Friday, December 07, 2012

Ungovernable

Every once and a while, particularly when some grand political venture founders on the shoals of reality, some pundit will wonder "Is America ungovernable?" Such hand-wringing also accompanies each political impasse, such as that currently affecting the national fisc. The question misses the point. America is governable; the real issue is whether it is micro-manageable or regulatable. Governance seems to become more inept, corrupt and unwieldy the more that government ignores its inherent limitations. At some point, government expands, not as a matter of public welfare, but in a relentless metastasis of self-justification.

Sunday, April 08, 2012

Sensitivity

People have variable thresholds for violence in response to the same provocation. We expect that young people in a civilized society can control their sexual conduct, even when confronted with the most explicit tease. We do not excuse larceny if the purloined object exceeded some minimum level of desirability such that the thief could not possibly help himself.

Free citizens are expected to seek redress for actual injuries, hurt feelings or damaged reputations in manners that do not include losing self control. A person has little claim to being free if he loses control of himself when provoked, since if he cannot control control himself, he will necessarily be controlled by others. If a person can be moved to violence by a base emotional appeal, he is merely a tool of the instigator and his liberty waxes and wanes with his emotions.

Free speech assumes, rightly in my opinion, that civilized men and women can control themselves, even if some idiot pushes their emotional buttons. People of ridiculously sensitive dispositions should not expect the state to protect them from name-calling.

Friday, January 13, 2012

Modern Judges

The corrosion of the role of judges results not so much from competing views of what such roles should be, but from a more fundamental lapse. The conflict is not between will and judgment, but between reason and sentiment. Certain soft-headed notions that were emotionally appealing were given credence in legal circles, and once established metastasized into the current malady.

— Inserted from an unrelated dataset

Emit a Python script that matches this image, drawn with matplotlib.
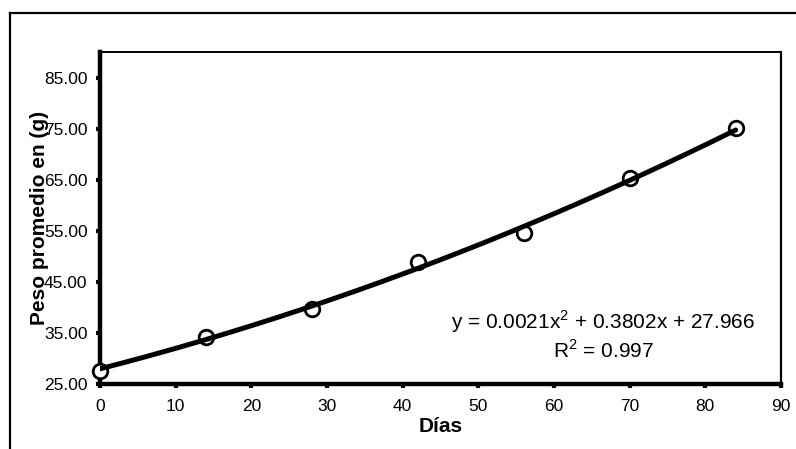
import numpy as np
import matplotlib
matplotlib.use("Agg")
import matplotlib.pyplot as plt
from matplotlib.lines import Line2D

# Data
DIAS = [0, 14, 28, 42, 56, 70, 84]
PESO = [27.5, 34.2, 39.6, 48.8, 54.5, 65.4, 75.2]

# Quadratic trendline coefficients (as printed on the chart)
TREND_COEFFS = [0.0021, 0.3802, 27.966]
EQ_TEXT = "y = 0.0021x$^2$ + 0.3802x + 27.966"
R2_TEXT = "R$^2$ = 0.997"

X_TICKS = [0, 10, 20, 30, 40, 50, 60, 70, 80, 90]
Y_TICKS = [25, 35, 45, 55, 65, 75, 85]

plt.rcParams["font.family"] = ["Liberation Sans", "DejaVu Sans"]
plt.rcParams["mathtext.fontset"] = "custom"
plt.rcParams["mathtext.rm"] = "Liberation Sans"

fig = plt.figure(figsize=(7.96, 4.49), dpi=100)
ax = fig.add_axes([0.1256, 0.1448, 0.8556, 0.7394])

# Outer chart frame (top and left edges visible)
fig.add_artist(Line2D([0.0126, 1.0], [0.971, 0.971], color="black",
                      lw=1.6, transform=fig.transFigure))
fig.add_artist(Line2D([0.0126, 0.0126], [0.0, 0.971], color="black",
                      lw=1.6, transform=fig.transFigure))

# Observed points
ax.plot(DIAS, PESO, linestyle="none", marker="o", markersize=10.5,
        markerfacecolor="white", markeredgecolor="black",
        markeredgewidth=2, zorder=3, clip_on=False)

# Trendline over the data range
xs = np.linspace(DIAS[0], DIAS[-1], 200)
ax.plot(xs, np.polyval(TREND_COEFFS, xs), color="black", lw=3.6,
        solid_capstyle="round", zorder=4)

ax.set_xlim(0, 90)
ax.set_ylim(25, 90)
ax.set_xticks(X_TICKS)
ax.set_yticks(Y_TICKS)
ax.set_yticklabels([f"{v:.2f}" for v in Y_TICKS])

ax.spines["left"].set_linewidth(3.2)
ax.spines["bottom"].set_linewidth(3.2)
ax.spines["top"].set_linewidth(1.4)
ax.spines["right"].set_linewidth(1.6)

ax.tick_params(axis="both", direction="out", length=3, width=3,
               labelsize=12.5, color="black")
ax.tick_params(axis="x", pad=8)
ax.tick_params(axis="y", pad=6)

ax.set_xlabel("Días", fontsize=15, fontweight="bold", labelpad=2)
ax.set_ylabel("Peso promedio en (g)", fontsize=15, fontweight="bold",
              labelpad=-4)

ax.text(66.5, 37.1, EQ_TEXT, fontsize=15, ha="center", va="center")
ax.text(66.5, 31.6, R2_TEXT, fontsize=15, ha="center", va="center")

fig.savefig("out.png", dpi=100)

The first such sentiment confused fairness with compassion. Fairness, properly considered is an attribute of a process, not an outcome, and it is a cold-blooded attribute as well. Is it fair that a six year die for want of a heart transplant, while another won a coin toss, and is thus spared? Of course it is. Does it suck? Sure. Fairness and compassion are inherently incompatible; compassion sometimes seeking intervention when fairness would be merely heart-rending. This fact makes even more corrosive the common equation of fairness and compassion. No one really wants perfect fairness any more than they want perfect justice. What is the latin maxim for “Sometimes the law sucks?”

The second noxious sentiment is that the result of law is justice. This is, and always has been, wrong. To be clear: justice is simply concerned with the appropriateness of consequences of choices and actions. The natural result of laaw is predictability, and its result may or may not be just. That is why we have written laws, and one of the reasons the concept of precedent was so successful in establishing the common law tradition. If judges were simply to prioritize predictability over outcomes, a free people would figure out how to use that fact to the general advantage. Instead, abominations like the beclowned judge in Kansas City mandating increased school funding, or the ludicrous Kelo decision, or the curious ruling that all wheat affects interstate commerce undermined not so much some constitutional principle, but the predicatability that allows people to manage their own affairs and interactions with one another.

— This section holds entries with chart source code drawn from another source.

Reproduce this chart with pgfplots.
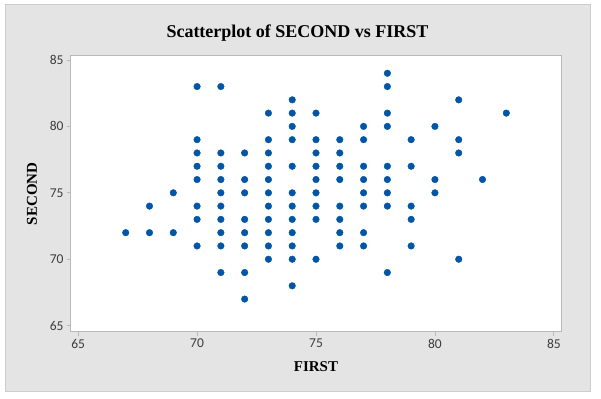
\documentclass[border=0pt]{standalone}
\usepackage{fontspec}
\setmainfont{Liberation Serif}
\newfontfamily\tickfont{Carlito}
\usepackage{pgfplots}
\pgfplotsset{compat=1.18}
\definecolor{panel}{RGB}{228,228,228}
\definecolor{panelline}{RGB}{205,205,205}
\definecolor{framec}{RGB}{185,185,185}
\definecolor{dot}{RGB}{0,85,166}
\definecolor{ticktext}{RGB}{60,60,60}
\begin{document}
\begin{tikzpicture}[x=1pt,y=1pt]
\path[use as bounding box] (-71,-66.5) rectangle (530,331.5);
\draw[fill=panel,draw=panelline,line width=1pt] (-65,-59.5) rectangle (519,326.5);
\node[font=\bfseries\fontsize{18}{18}\selectfont] at (226.5,298.5) {Scatterplot of SECOND vs FIRST};
\begin{axis}[at={(0,0)},anchor=south west, scale only axis,
  width=490pt, height=275.5pt,
  xmin=64.7, xmax=85.3, ymin=64.56, ymax=85.3,
  xtick={65,70,75,80,85}, ytick={65,70,75,80,85},
  axis background/.style={fill=white},
  axis line style={framec, line width=1pt},
  tick style={framec, line width=0.8pt},
  tick align=outside, major tick length=4pt,
  xtick pos=bottom, ytick pos=left,
  /pgf/number format/assume math mode=true,
  ticklabel style={font=\tickfont\fontsize{13.5}{13.5}\selectfont, text=ticktext},
  xlabel={FIRST}, ylabel={SECOND},
  label style={font=\bfseries\fontsize{15}{15}\selectfont},
  xlabel style={at={(axis description cs:0.5,0)}, anchor=center, yshift=-35.5pt},
  ylabel style={at={(axis description cs:0,0.5)}, anchor=center, yshift=39pt},
]
\addplot[only marks, mark=*, mark size=3.3pt, color=dot, mark options={fill=dot, draw=dot}] table {
x y
67 72
68 74
68 72
69 75
69 72
70 83
70 79
70 78
70 77
70 76
70 74
70 73
70 71
71 83
71 78
71 77
71 76
71 75
71 74
71 73
71 72
71 71
71 69
72 78
72 76
72 75
72 73
72 72
72 71
72 69
72 67
73 81
73 79
73 78
73 77
73 76
73 75
73 74
73 73
73 72
73 71
73 70
74 82
74 81
74 80
74 79
74 77
74 75
74 74
74 73
74 72
74 71
74 70
74 68
75 81
75 79
75 78
75 77
75 76
75 75
75 74
75 73
75 70
76 79
76 78
76 77
76 76
76 74
76 73
76 72
76 71
77 80
77 79
77 77
77 76
77 75
77 74
77 72
77 71
78 84
78 83
78 81
78 80
78 77
78 76
78 75
78 74
78 69
79 79
79 77
79 74
79 73
79 71
80 80
80 76
80 75
81 82
81 79
81 78
81 70
82 76
83 81
};
\end{axis}
\end{tikzpicture}
\end{document}
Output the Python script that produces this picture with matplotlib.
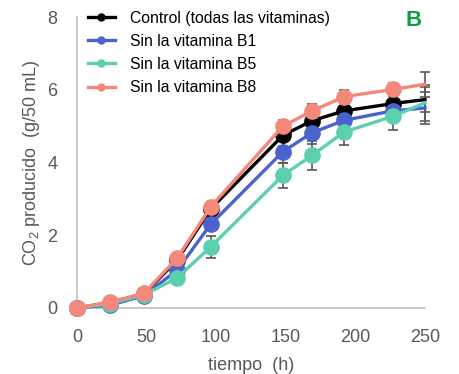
import matplotlib
matplotlib.use("Agg")
import matplotlib.pyplot as plt
from matplotlib.lines import Line2D

plt.rcParams['font.family'] = ['Liberation Sans', 'DejaVu Sans']
plt.rcParams['mathtext.fontset'] = 'custom'
plt.rcParams['mathtext.rm'] = 'Liberation Sans'
plt.rcParams['mathtext.it'] = 'Liberation Sans:italic'

tiempo = [0, 24, 48, 72, 96, 148, 169, 192, 227, 250]

control = [0.0, 0.15, 0.38, 1.32, 2.72, 4.75, 5.15, 5.42, 5.62, 5.73]
sin_b1 = [0.0, 0.08, 0.34, 1.04, 2.30, 4.30, 4.82, 5.16, 5.42, 5.50]
sin_b5 = [0.0, 0.12, 0.36, 0.83, 1.68, 3.65, 4.20, 4.84, 5.27, 5.64]
sin_b8 = [0.0, 0.17, 0.40, 1.37, 2.78, 5.00, 5.42, 5.81, 6.01, 6.15]

err_control = [0.0, 0.03, 0.05, 0.10, 0.10, 0.30, 0.30, 0.25, 0.20, 0.35]
err_b1 = [0.0, 0.03, 0.05, 0.10, 0.15, 0.30, 0.30, 0.20, 0.20, 0.45]
err_b5 = [0.0, 0.03, 0.05, 0.12, 0.30, 0.35, 0.40, 0.36, 0.38, 0.50]
err_b8 = [0.0, 0.03, 0.05, 0.10, 0.10, 0.18, 0.18, 0.18, 0.18, 0.34]

etiquetas = ["Control (todas las vitaminas)", "Sin la vitamina B1",
             "Sin la vitamina B5", "Sin la vitamina B8"]
colores = ["#000000", "#4a63cc", "#5ccfae", "#f4887a"]

series = [control, sin_b1, sin_b5, sin_b8]
errores = [err_control, err_b1, err_b5, err_b8]

fig = plt.figure(figsize=(4.59, 3.74), dpi=100)
ax = fig.add_axes([77/459, 1-308/374, (425-77)/459, (308-17)/374])

n = len(tiempo)
for y, e, c in zip(series, errores, colores):
    ax.errorbar(tiempo, y, yerr=e, fmt='none', ecolor='#595959',
                elinewidth=1.2, capsize=3.5, capthick=1.2, zorder=2, clip_on=False)
for y, c, lab in zip(series, colores, etiquetas):
    ax.plot(tiempo, y, color=c, lw=2.4, marker='o', ms=11,
            markevery=list(range(n-1)), zorder=3, label=lab, clip_on=False)

ax.set_xlim(0, 250)
ax.set_ylim(0, 8)
ax.set_xticks([0, 50, 100, 150, 200, 250])
ax.set_yticks([0, 2, 4, 6, 8])
ax.tick_params(length=0, labelsize=13, labelcolor='#595959')
ax.tick_params(axis='x', pad=15)
ax.tick_params(axis='y', pad=14)
for s in ['top', 'right']:
    ax.spines[s].set_visible(False)
for s in ['left', 'bottom']:
    ax.spines[s].set_color('#bfbfbf')
    ax.spines[s].set_linewidth(1.2)

ax.set_xlabel("tiempo  (h)", fontsize=13, color='#595959', labelpad=8)
ax.set_ylabel("CO$_2$ producido  (g/50 mL)", fontsize=13, color='#595959', labelpad=4)

handles = [Line2D([], [], color=c, lw=2.4, marker='o', ms=5) for c in colores]
leg = ax.legend(handles, etiquetas, loc='upper left', bbox_to_anchor=(0.0, 1.06),
                frameon=False, fontsize=11.3, handlelength=1.7, handletextpad=0.95,
                labelspacing=0.52, borderaxespad=0.3)

ax.text(0.991, 1.024, "B", transform=ax.transAxes, ha='right', va='top',
        fontsize=16, fontweight='bold', color='#0a9e3c')

fig.savefig("out.png", dpi=100)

The fact that the fate of the national heathcare system may depend on what Justice Kennedy has for breakfast on a particular day in May, and the lamentable reality that reporting on federal court rulings must contain an obligatory note of which president appointed the judge involved, is evidence mostly of the fact that the judicial system has gained power and lost usefulness. The notion that judges can, by creating law inductively on the idiosyncratic facts of a single case, bind the whole of the society is a parody of serious thought.